Preprocessing/QC
This workshop will cover selection and filtration of cells based on QC metrics, data normalization and scaling, and detection of highly variable features.
A few QC metrics commonly used by the community include:
- The number of unique genes detected in each cell. Low-quality cells or empty droplets will often have very few genes, while cell doublets or multiplets may exhibit an aberrantly high gene count.
- The total number of molecules detected within a cell, which correlates strongly with the number of unique genes.
- The percentage of reads that map to the mitochondrial genome, where low-quality/dying cells often exhibit extensive mitochondrial contamination.
Interactive Workshop: Preprocessing/QC
Adding slots to the PBMC data object
The [[]] operator can add columns to object metadata. This is a great pace to stash QC stats.
# Adding percent mitochondrial column to metadata data frame
pbmc[["percent.mt"]] <- PercentFeatureSet(pbmc, pattern = "^MT-")
You can display the object metadata data frame to see QC metrics:
# Show QC metrics for the first 5 cells
head(pbmc@meta.data, 5)
Output:
Violin Plot
A violin plot is a hybrid of a box plot and a kernel density plot, which shows peaks in the data. It is used to visualize the distribution of numerical data.
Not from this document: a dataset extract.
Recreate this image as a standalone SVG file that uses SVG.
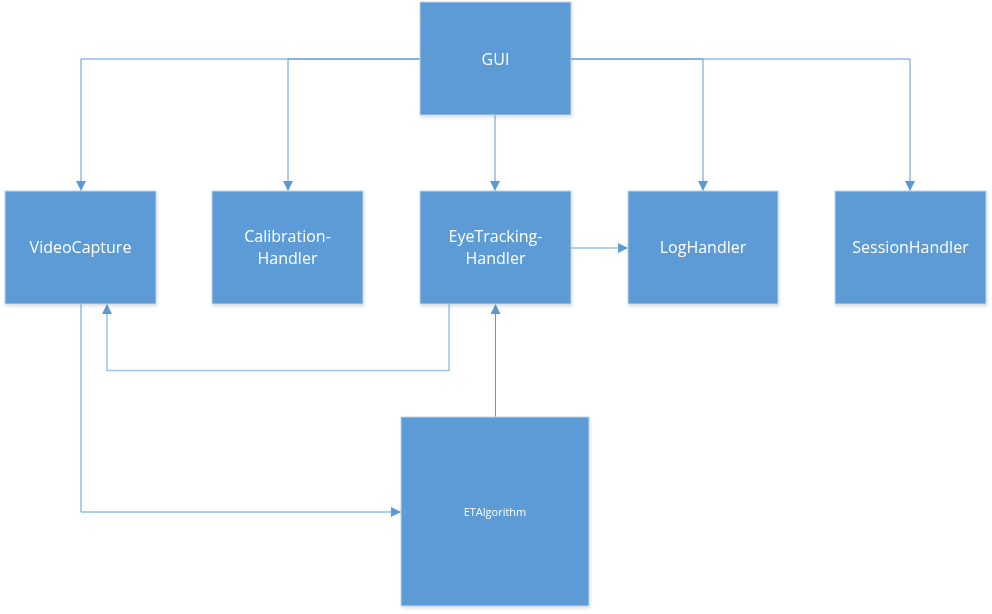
<svg xmlns="http://www.w3.org/2000/svg" width="992" height="614" viewBox="0 0 992 614">
<style>
.box{fill:#5B9BD5;stroke:#C3D3E6;stroke-width:1}
.lbl{fill:#FFFFFF;font-family:"Open Sans","Liberation Sans",sans-serif;font-size:16px;text-anchor:middle}
.small{font-size:11px}
.conn{fill:none;stroke:#5B9BD5;stroke-width:1}
.conn2{fill:none;stroke:#9DC3E6;stroke-width:1.5}
</style>
<defs>
<marker id="arr" viewBox="0 0 10 10" refX="10" refY="5" markerWidth="10" markerHeight="10" markerUnits="userSpaceOnUse" orient="auto">
<path d="M0,0 L10,5 L0,10 z" fill="#5B9BD5"/>
</marker>
<filter id="sh" x="-5%" y="-5%" width="115%" height="115%">
<feDropShadow dx="1" dy="2" stdDeviation="1.5" flood-color="#000" flood-opacity="0.12"/>
</filter>
</defs>
<g id="connectors">
<path class="conn" d="M420,59 H81 V191" marker-end="url(#arr)"/>
<path class="conn" d="M420,59 H288 V191" marker-end="url(#arr)"/>
<path class="conn" d="M495,115 V191" marker-end="url(#arr)"/>
<path class="conn" d="M571,59 H703 V191" marker-end="url(#arr)"/>
<path class="conn" d="M571,59 H910 V191" marker-end="url(#arr)"/>
<path class="conn2" d="M571,248 H628" marker-end="url(#arr)"/>
<path class="conn2" d="M449,304 V370.5 H107 V304" marker-end="url(#arr)"/>
<path class="conn" d="M81,304 V512 H401" marker-end="url(#arr)"/>
<path class="conn" d="M495.5,417 V304" marker-end="url(#arr)"/>
</g>
<g id="gui" filter="url(#sh)"><rect class="box" x="420" y="2" width="151" height="113"/><text class="lbl" x="495.5" y="65">GUI</text></g>
<g id="videocapture" filter="url(#sh)"><rect class="box" x="5" y="191" width="151" height="113"/><text class="lbl" x="80.5" y="253">VideoCapture</text></g>
<g id="calibration" filter="url(#sh)"><rect class="box" x="212" y="191" width="151" height="113"/><text class="lbl" x="287.5" y="242">Calibration-</text><text class="lbl" x="287.5" y="264">Handler</text></g>
<g id="eyetracking" filter="url(#sh)"><rect class="box" x="420" y="191" width="151" height="113"/><text class="lbl" x="495.5" y="242">EyeTracking-</text><text class="lbl" x="495.5" y="264">Handler</text></g>
<g id="loghandler" filter="url(#sh)"><rect class="box" x="628" y="191" width="150" height="113"/><text class="lbl" x="703" y="253">LogHandler</text></g>
<g id="sessionhandler" filter="url(#sh)"><rect class="box" x="835" y="191" width="151" height="113"/><text class="lbl" x="910.5" y="253">SessionHandler</text></g>
<g id="etalgorithm" filter="url(#sh)"><rect class="box" x="401" y="417" width="188" height="189"/><text class="lbl small" x="495" y="516">ETAlgorithm</text></g>
</svg>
Unlike a box plot that can only show summary statistics, violin plots depict summary statistics and the density of each variable.
VlnPlot(pbmc, features = c("nFeature_RNA", "nCount_RNA", "percent.mt"), ncol = 3)
Output:
FeatureScatter
FeatureScatter is typically used to visualize feature-feature relationships, but can be used for anything calculated by the object, i.e. columns in object metadata, PC scores, etc.
plot1 <- FeatureScatter(pbmc, feature1 = "nCount_RNA", feature2 = "percent.mt")
plot2 <- FeatureScatter(pbmc, feature1 = "nCount_RNA", feature2 = "nFeature_RNA")
plot1 + plot2
Output:
nCount_RNA & nFeature_RNA are highly correlated (0.95) because cells with more reads usually have more detected genes. percent.mt (percent mitochondrial) and nCount_RNA are not correlated at all (-0.13), meaning mitochondrial contamination is independent of sequencing depth, which helps QC by allowing separate cutoffs for these metrics.